'''

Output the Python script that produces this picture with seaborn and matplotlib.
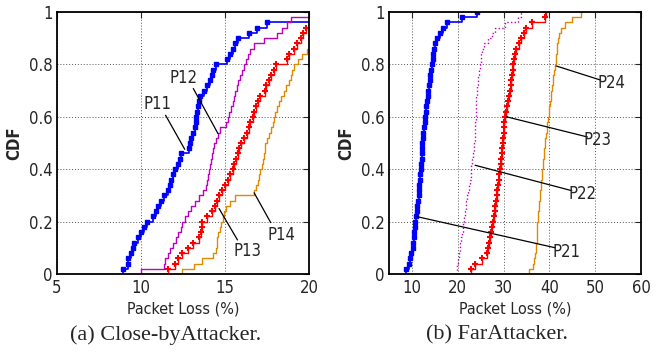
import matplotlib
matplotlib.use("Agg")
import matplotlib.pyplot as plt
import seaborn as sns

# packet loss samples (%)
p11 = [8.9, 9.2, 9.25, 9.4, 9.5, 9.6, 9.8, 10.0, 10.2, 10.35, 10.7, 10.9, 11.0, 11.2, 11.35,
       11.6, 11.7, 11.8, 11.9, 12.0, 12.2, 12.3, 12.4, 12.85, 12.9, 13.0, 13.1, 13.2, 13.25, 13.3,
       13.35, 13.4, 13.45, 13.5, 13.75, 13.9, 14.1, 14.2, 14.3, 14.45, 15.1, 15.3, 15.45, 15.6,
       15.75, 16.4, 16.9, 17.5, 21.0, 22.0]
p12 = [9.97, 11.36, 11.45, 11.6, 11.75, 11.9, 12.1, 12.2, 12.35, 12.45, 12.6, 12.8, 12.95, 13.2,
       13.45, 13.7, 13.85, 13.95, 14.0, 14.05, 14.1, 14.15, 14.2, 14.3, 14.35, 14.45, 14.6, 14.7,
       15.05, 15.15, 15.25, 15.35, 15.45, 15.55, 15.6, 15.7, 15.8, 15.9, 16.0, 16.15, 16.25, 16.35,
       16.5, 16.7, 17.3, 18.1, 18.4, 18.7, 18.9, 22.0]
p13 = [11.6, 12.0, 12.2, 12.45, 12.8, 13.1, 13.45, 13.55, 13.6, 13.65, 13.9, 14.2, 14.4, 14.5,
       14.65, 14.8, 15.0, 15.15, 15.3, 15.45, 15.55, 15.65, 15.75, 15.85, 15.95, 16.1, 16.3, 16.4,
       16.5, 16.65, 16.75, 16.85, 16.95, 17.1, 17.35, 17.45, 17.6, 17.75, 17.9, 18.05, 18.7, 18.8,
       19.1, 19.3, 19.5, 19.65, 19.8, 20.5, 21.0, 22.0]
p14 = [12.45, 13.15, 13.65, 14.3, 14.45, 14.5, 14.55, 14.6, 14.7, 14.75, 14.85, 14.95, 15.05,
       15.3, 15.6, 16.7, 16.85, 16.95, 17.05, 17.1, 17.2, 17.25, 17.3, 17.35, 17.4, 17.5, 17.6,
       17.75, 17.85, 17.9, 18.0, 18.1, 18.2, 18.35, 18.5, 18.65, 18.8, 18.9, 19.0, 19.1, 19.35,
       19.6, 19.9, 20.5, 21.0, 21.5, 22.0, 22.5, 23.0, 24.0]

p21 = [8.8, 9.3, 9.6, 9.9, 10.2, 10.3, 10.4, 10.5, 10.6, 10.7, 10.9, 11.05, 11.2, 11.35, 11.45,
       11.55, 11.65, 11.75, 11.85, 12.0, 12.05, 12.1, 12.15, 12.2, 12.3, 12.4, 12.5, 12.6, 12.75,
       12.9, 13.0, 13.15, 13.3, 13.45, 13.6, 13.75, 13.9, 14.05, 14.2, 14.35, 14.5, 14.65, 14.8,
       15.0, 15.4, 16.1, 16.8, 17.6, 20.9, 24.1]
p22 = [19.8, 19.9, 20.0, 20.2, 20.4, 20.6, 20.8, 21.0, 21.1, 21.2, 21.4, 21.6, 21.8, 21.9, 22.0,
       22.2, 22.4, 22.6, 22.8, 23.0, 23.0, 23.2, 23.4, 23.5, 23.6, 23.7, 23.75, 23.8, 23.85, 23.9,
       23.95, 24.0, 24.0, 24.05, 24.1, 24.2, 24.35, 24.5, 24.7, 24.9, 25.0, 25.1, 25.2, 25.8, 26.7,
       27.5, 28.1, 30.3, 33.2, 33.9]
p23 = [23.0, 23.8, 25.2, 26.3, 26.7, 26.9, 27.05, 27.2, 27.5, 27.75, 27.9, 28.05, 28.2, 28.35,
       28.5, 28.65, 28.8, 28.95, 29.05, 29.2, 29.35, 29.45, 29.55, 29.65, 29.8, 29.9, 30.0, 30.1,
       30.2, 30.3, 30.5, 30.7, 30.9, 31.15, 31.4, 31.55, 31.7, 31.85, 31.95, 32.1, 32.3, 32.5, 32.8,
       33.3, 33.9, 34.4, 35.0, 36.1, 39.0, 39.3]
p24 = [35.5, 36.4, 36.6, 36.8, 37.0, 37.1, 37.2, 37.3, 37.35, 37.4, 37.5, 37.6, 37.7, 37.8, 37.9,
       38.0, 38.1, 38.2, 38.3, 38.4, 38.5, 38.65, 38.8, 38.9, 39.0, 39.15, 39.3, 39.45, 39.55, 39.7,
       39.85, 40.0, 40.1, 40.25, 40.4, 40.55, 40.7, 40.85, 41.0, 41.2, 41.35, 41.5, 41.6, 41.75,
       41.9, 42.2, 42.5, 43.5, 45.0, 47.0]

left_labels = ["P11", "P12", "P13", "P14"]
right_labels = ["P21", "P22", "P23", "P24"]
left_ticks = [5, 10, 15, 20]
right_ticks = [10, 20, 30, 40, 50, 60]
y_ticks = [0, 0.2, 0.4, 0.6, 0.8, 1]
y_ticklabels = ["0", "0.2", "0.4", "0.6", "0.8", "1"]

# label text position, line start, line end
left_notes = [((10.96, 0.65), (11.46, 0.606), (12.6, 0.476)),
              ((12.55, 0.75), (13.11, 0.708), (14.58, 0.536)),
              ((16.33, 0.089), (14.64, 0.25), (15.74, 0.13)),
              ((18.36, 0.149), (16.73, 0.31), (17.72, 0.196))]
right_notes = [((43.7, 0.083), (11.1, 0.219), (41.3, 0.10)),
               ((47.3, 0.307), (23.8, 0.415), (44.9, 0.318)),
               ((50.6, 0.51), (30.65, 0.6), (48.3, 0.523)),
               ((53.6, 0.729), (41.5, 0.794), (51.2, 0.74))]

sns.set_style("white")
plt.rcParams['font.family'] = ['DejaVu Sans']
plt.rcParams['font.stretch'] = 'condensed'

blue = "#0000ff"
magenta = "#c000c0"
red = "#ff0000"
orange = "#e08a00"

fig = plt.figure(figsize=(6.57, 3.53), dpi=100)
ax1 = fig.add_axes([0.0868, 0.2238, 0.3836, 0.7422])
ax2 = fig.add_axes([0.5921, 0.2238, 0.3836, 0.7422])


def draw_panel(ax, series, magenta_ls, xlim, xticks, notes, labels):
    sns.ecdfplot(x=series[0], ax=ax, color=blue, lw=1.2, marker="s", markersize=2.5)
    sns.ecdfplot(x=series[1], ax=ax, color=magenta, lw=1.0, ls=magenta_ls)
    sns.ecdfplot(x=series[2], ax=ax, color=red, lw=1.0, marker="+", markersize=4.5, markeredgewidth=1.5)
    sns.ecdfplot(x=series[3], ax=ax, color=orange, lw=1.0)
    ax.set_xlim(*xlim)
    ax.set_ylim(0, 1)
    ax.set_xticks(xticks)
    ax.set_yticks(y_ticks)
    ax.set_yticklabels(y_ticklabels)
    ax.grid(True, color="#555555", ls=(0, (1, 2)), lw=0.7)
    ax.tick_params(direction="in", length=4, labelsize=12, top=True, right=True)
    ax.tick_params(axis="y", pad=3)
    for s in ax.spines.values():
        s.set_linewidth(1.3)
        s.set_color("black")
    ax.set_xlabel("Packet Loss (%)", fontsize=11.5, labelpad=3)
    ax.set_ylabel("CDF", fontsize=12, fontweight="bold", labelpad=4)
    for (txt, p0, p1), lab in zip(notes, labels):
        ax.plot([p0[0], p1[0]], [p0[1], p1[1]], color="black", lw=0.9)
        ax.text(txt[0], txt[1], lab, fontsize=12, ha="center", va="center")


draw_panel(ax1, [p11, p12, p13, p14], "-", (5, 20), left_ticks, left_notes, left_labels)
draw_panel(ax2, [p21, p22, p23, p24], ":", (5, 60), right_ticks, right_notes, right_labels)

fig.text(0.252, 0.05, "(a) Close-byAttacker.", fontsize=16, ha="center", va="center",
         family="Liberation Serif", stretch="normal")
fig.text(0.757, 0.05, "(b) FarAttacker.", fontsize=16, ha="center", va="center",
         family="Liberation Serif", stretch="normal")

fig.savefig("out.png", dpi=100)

'''

INSTRUCTION - Repeat the lines exactly as they stand, from the opening line of the data through the line with "import seaborn as sns". Pictures stay out of the copy.

REPLY TO THE TASK -
Output the Python script that produces this picture with seaborn and matplotlib.
import matplotlib
matplotlib.use("Agg")
import matplotlib.pyplot as plt
import seaborn as sns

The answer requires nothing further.